In developing the Aframerican Bookstore with his wife, Annette, Marshall created a thriving small business in the continually struggling community economy of North Omaha. He was also a founding member of the OEC, the Omaha Economic Council and inspired numerous African-Americans to start and sustain their own small businesses.
The term “Renaissance Man” is tossed around so much these days, it has lost its real potency. But Marshall Taylor was such a man. As Marcus Garvey wrote, Marshall Taylor exemplified the belief that Black people have too much brain power, too much muscle power, too much self-respect and dignity to keep begging others to do for us what we know we can do for ourselves if we will unite and work together.
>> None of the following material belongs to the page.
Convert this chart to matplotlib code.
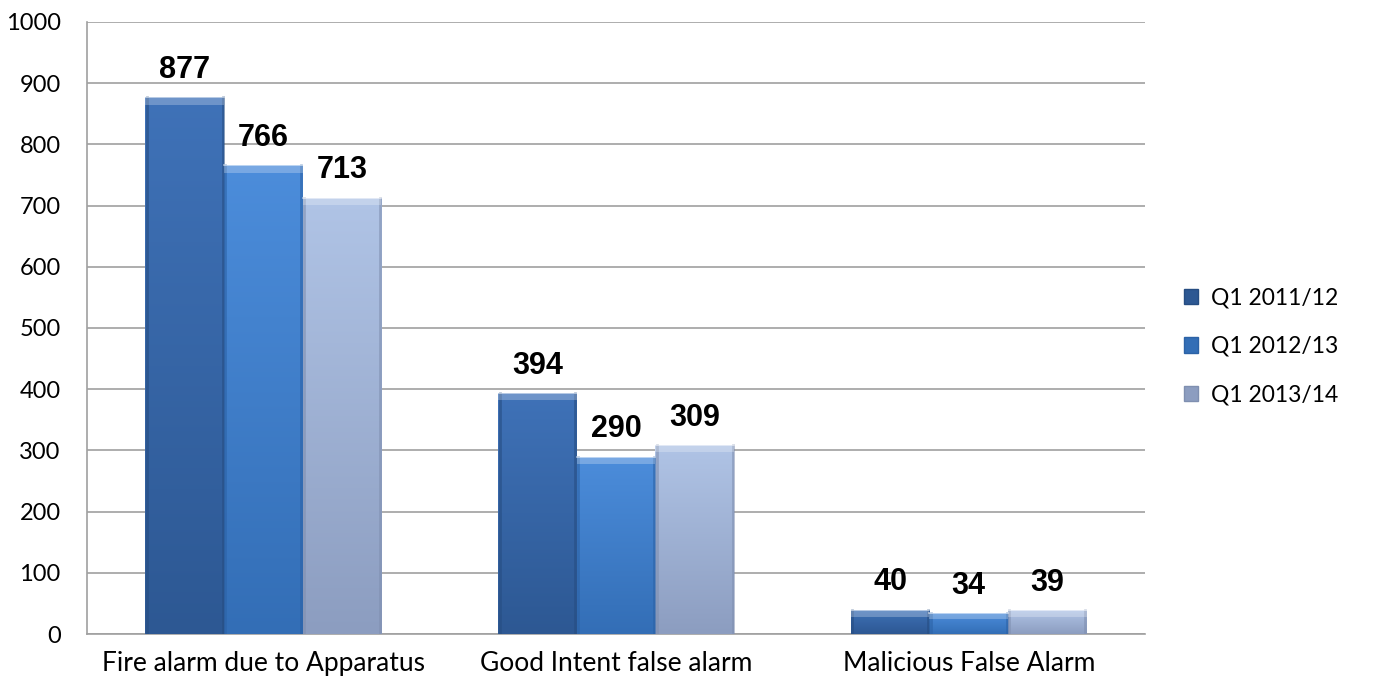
import numpy as np
import matplotlib.pyplot as plt
from matplotlib.colors import LinearSegmentedColormap
from matplotlib.patches import Patch

categories = ["Fire alarm due to Apparatus", "Good Intent false alarm", "Malicious False Alarm"]
series = ["Q1 2011/12", "Q1 2012/13", "Q1 2013/14"]
q1_2011 = [877, 394, 40]
q1_2012 = [766, 290, 34]
q1_2013 = [713, 309, 39]
values = [q1_2011, q1_2012, q1_2013]

# top / bottom shade for each series
shades = [("#3f72b8", "#2d5893"), ("#4c8ddb", "#336eb6"), ("#b0c4e6", "#8c9dc0")]
edge_cols = ["#264d82", "#2c62a6", "#7f8fb0"]

plt.rcParams["font.family"] = ["Lato", "DejaVu Sans"]

fig = plt.figure(figsize=(13.73, 6.86), dpi=100)
ax = fig.add_axes([0.0634, 0.0758, 0.7706, 0.8922])

x = np.arange(len(categories))
w = 0.223
offsets = [-w, 0, w]

ax.set_xlim(-0.5, 2.5)
ax.set_ylim(0, 1000)
ax.set_yticks(np.arange(0, 1001, 100))
ax.yaxis.grid(True, color="#a0a0a0", linewidth=1.2)
ax.set_axisbelow(True)

for i, vals in enumerate(values):
    top, bot = shades[i]
    cmap = LinearSegmentedColormap.from_list("g%d" % i, [bot, top])
    bars = ax.bar(x + offsets[i], vals, width=w, color=top, edgecolor="none", zorder=2)
    for b, v in zip(bars, vals):
        x0 = b.get_x()
        # vertical gradient clipped to the bar
        grad = np.linspace(0, 1, 256).reshape(-1, 1)
        im = ax.imshow(grad, cmap=cmap, origin="lower", aspect="auto",
                       extent=(x0, x0 + w, 0, v), zorder=3)
        im.set_clip_path(b)
        # darker side edges
        ax.plot([x0 + 0.004, x0 + 0.004], [0, v], color=edge_cols[i], lw=2, alpha=0.6, zorder=4)
        ax.plot([x0 + w - 0.004, x0 + w - 0.004], [0, v], color=edge_cols[i], lw=2, alpha=0.6, zorder=4)
        # light bevel along the top
        bev = min(12, v * 0.3)
        ax.fill_between([x0, x0 + w], v - bev, v, color="white", alpha=0.25, lw=0, zorder=4)
        ax.plot([x0, x0 + w], [v, v], color="white", lw=1.2, alpha=0.6, zorder=5)
        ax.text(x0 + w / 2, v + 20, str(v), ha="center", va="bottom",
                fontsize=22, fontweight="bold", family="Liberation Sans", zorder=6)

ax.set_xticks(x)
ax.set_xticklabels(categories, fontsize=19)
ax.tick_params(axis="x", length=0, pad=12)
ax.tick_params(axis="y", labelsize=17, length=0, pad=19)

for s in ["top", "right"]:
    ax.spines[s].set_visible(False)
for s in ["left", "bottom"]:
    ax.spines[s].set_color("#a0a0a0")
    ax.spines[s].set_linewidth(1.2)

handles = [Patch(facecolor=shades[i][1], edgecolor=edge_cols[i], label=series[i]) for i in range(3)]
fig.legend(handles=handles, loc="center left", bbox_to_anchor=(0.847, 0.495), frameon=False,
           fontsize=16.5, handlelength=0.65, handleheight=0.65, handletextpad=0.55, labelspacing=1.2)

fig.savefig("out.png", dpi=100)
When it was time to fix a car or electric motor, a pipe or an electrical wiring problem, Marshall Taylor believed the first responsibility was to learn how to do it ourselves. He served on the Board of Directors of the Malcolm X Memorial Foundation for over 20 years. But “served” doesn’t do him justice. He was the Malcolm X Center’s carpenter, electrician, plumber, landscaper, and he personally led the annual grass cutting of the Malcolm X Park’s 14 acres until he was 82 years old. If the tractor mower broke down, Marshall would be out in the hot summer sun, in the middle of the field. He would fix it, get back on and keep mowing.
Whether at the Center or the Bookstore, Marshall Taylor ALWAYS made time for those yearning to know more about our people and how to better our community. He adored children and it was his greatest joy to entertain them and educate them with stories of THEIR heritage. Warren Buffet may have given away more money – quantitatively – than Marshall Taylor, but Buffet never has, and never will, beat Marshall Taylor for giving. Taylor donated books to organizations, schools, prison inmates; opened the cash register for so many community causes, and gave books away to people who didn’t quite have the price of a book, or even two books, especially if the books were for children.
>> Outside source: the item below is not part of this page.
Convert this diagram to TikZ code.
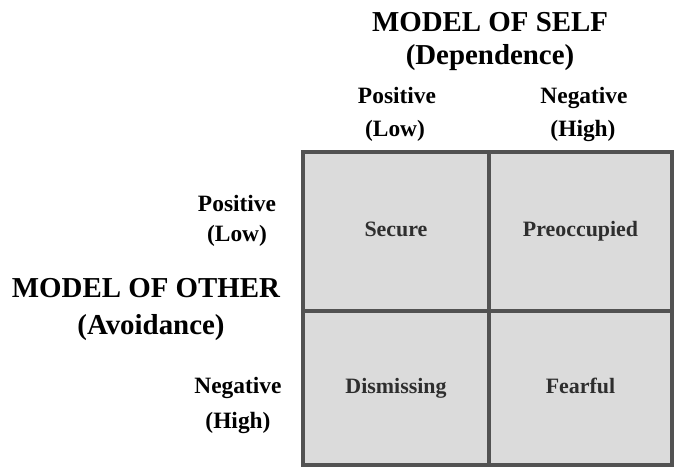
\documentclass[tikz,border=0pt]{standalone}
\usepackage{fontspec}
\setmainfont{Liberation Serif}
\usetikzlibrary{positioning}

\begin{document}
\begin{tikzpicture}[x=1bp,y=-1bp,
  head/.style={font=\bfseries\fontsize{29}{31}\selectfont,anchor=base,inner sep=0pt},
  level/.style={font=\bfseries\fontsize{23.5}{26}\selectfont,anchor=base,inner sep=0pt},
  cell/.style={draw=black!68,line width=4.5bp,fill=black!14,text=black!82,
    font=\bfseries\fontsize{22}{24}\selectfont,inner sep=0pt,
    text height=1.05em,text depth=0pt}]
  \useasboundingbox (0,0) rectangle (676,468);
  % the four styles
  \node[cell,minimum width=186bp,minimum height=159bp] (secure) at (396,231.5) {Secure};
  \node[cell,minimum width=183bp,minimum height=159bp] (preocc) at (580.5,231.5) {Preoccupied};
  \node[cell,minimum width=186bp,minimum height=154bp] (dismiss) at (396,388) {Dismissing};
  \node[cell,minimum width=183bp,minimum height=154bp] (fearful) at (580.5,388) {Fearful};
  % model of self, across the top
  \node[head] (self) at (490,32) {MODEL OF SELF};
  \node[head] (dep) at (490,65) {(Dependence)};
  \node[level] (selfpos) at (397,104) {Positive};
  \node[level] (selflow) at (395,137) {(Low)};
  \node[level] (selfneg) at (584,104) {Negative};
  \node[level] (selfhigh) at (583,137) {(High)};
  % model of other, down the left
  \node[head] (other) at (146,298) {MODEL OF OTHER};
  \node[head] (avoid) at (151,335) {(Avoidance)};
  \node[level] (otherpos) at (237,212) {Positive};
  \node[level] (otherlow) at (237,242) {(Low)};
  \node[level] (otherneg) at (238,393) {Negative};
  \node[level] (otherhigh) at (238,428) {(High)};
\end{tikzpicture}
\end{document}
Near the end of his physical life, Marshall Taylor regretted not getting to the book he always wanted to write.
At his Home-Going Life Celebration on July 18, a dozen speakers testified to the reality that Marshall Taylor’s “book” is already written. Walter Vincent Brooks is a page, Leo Louis is a page, so are Shakur Abdullah, Sharif Liwaru, Felicia Webster, Elija Ali, Jannette Taylor and Yshall Davis. Or ask his wife, or Marshall’s seven children. Everybody who knew him is a page in “The Marshall Taylor Book of Life.”
And Marshall Taylor did it all, while the most Zen Master of Spiritual Quiet I have known in my lifetime. The man NEVER TALKED about himself. I have known Marshall Taylor for over 35 years. He opened my mind and heart to so many great truths of human existence and Black potential, as well as practical capabilities in everyday living. But as far as Marshall Taylor HIMSELF, personally, I hardly knew the man. Seriously. If it had to come out of his own mouth, Marshall Taylor never did a damn thing in his life.
So, we’ll all keep his memory alive and the ball rolling, but make no mistake. The passage of Marshall Taylor is the end of an era. Now he dwells with Marcus Garvey, Malcolm X, Chancellor Williams, James Baldwin, Carter G. Woodson, all those giant, one-of-a-kinds of our race. My, oh, my, aren’t THEY in for a surprise!